The characteristics of a good assistant coach

There’s an article from the basketball world on the characteristics of a good assistant coach. I know as volleyball coaches – especially in the US – there is a tendency toward animosity when it comes to that other sport we have to share our court space (and sometimes our players) with. Coaching is coaching, though, so I recommend you give it a read. It’ll be quick, I promise.

You’ll note that top of the list is loyalty. I’ve written about this myself before – most recently in Assistant coaches acting unprofessionally. Loyalty also topped the list when I asked one of the Volleyball Coaching Wizards I interviewed about that he looked for in his assistants.

To quote the above post:

“Assistant coaches need to understand that it is the head coach’s program and they are there to help the head coach succeed. You need to support the head coach in all decisions and help them fulfill their vision for the team. Everything you do is to help the head coach and the program succeed.”

I firmly believe that head coaches also have a reciprocal responsibility to their assistant coaches. This is especially true for those who are early in their careers. Think about it, though. Is your head coach likely to do positive things for you if you aren’t supporting them and their efforts? Would you in their shoes?

There are two other key characteristics of a good assistant coach mentioned in the piece. One is anticipating the head coaches needs. The other is not simply being a “yes” man. The personality of head coaches vary, of course, in terms of how much push-back they are willing to accept. You need to walk the line between providing constructive thoughts and ideas and being argumentative.

You also need to keep in mind that the head coach has the final call and not pout when you don’t get your way. As an assistant, I’ve had my share of times when I disagreed with what a head coach did. Sometimes it made me angry. What I didn’t do, though, was act out or undermine the head coach in any way. It wouldn’t have done anyone any good.

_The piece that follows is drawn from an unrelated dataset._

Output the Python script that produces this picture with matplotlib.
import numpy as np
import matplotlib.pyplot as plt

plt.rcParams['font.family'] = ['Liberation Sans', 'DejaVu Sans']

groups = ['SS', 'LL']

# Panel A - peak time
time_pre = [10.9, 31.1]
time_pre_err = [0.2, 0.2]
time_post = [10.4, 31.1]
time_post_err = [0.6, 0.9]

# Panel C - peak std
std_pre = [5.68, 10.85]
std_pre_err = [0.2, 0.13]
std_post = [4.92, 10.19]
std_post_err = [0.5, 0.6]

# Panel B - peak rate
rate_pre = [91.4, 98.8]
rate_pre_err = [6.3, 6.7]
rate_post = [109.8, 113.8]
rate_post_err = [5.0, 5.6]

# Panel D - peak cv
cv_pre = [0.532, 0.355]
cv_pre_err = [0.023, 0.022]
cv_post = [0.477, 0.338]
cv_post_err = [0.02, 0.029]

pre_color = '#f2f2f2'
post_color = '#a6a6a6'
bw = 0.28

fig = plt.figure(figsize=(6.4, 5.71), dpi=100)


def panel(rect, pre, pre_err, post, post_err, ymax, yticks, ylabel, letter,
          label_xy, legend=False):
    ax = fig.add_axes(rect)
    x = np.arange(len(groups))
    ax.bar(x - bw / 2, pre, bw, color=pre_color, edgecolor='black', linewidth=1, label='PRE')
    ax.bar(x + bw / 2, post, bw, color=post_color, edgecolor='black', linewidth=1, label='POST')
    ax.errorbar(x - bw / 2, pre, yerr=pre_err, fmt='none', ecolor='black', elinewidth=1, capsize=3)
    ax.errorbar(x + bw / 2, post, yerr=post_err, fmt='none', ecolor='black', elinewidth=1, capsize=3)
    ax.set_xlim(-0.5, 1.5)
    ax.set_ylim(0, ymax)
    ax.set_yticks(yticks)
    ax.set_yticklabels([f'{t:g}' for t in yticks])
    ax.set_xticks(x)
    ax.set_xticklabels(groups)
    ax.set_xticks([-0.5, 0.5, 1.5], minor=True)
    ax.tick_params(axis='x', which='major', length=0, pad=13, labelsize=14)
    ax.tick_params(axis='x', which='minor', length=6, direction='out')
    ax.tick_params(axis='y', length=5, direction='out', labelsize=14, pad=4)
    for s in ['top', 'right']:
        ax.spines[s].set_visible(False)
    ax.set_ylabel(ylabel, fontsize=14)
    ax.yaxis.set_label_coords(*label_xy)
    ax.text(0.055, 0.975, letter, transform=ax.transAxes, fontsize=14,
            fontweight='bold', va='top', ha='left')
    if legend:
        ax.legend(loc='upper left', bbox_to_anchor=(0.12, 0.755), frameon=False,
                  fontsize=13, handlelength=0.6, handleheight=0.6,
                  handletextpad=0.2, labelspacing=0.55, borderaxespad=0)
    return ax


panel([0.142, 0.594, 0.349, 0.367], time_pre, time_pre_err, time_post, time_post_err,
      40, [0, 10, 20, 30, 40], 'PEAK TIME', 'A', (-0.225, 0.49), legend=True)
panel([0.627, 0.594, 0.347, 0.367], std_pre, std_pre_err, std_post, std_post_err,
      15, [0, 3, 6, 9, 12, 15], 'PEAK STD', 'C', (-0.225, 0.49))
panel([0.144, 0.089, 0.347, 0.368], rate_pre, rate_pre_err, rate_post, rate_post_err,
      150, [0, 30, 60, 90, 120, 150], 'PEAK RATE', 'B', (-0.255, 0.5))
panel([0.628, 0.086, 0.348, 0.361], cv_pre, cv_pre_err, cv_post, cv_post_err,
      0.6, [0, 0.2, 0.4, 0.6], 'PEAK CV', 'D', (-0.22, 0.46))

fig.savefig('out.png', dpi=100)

The bottom line is that, in terms of your own career prospects, the better you help the team and head coach look, the better you will look to future employers. If you bring discord to the team it’s not going to help in that regard – even if you think you’re “right”.

John Forman
About the Author: John Forman
John currently coaches for an NCAA Division II women's team. This follows a stint as head coach for a women's professional team in Sweden. Prior to that he was the head coach for the University of Exeter Volleyball Club BUCS teams (roughly the UK version of the NCAA) while working toward a PhD. He previously coached in Division I of NCAA Women's Volleyball in the US, with additional experience at the Juniors club level, both coaching and managing, among numerous other volleyball adventures. Learn more on his bio page.

2 comments

  1. Chloe says:

    This is dumb. Assistant coaches are human beings with options too. Just because some older coach has too much pride to listen to someone else’s ideas does not make it okay to be rude and comdescending. I’m not saying that there shouldn’t be respect for a head coach, but making the assistant coach role one that is basically an object that’s there to obey anything and everything the coach says without any input of their own or voice is greedy, wrong, and coming from a place of some serious insecurity. If you’re not okay sharing ideas or treating someone who literally just wants to LEARN from you with respect then you need to check your self before tearing down others.

    • John Forman John Forman says:

      Chloe – Where in this article do I suggest that it’s “okay to be rude and condescending”? I explicitly state that head coaches have a reciprocal responsibility to their assistants. That’s basically the opposite of rude and condescending.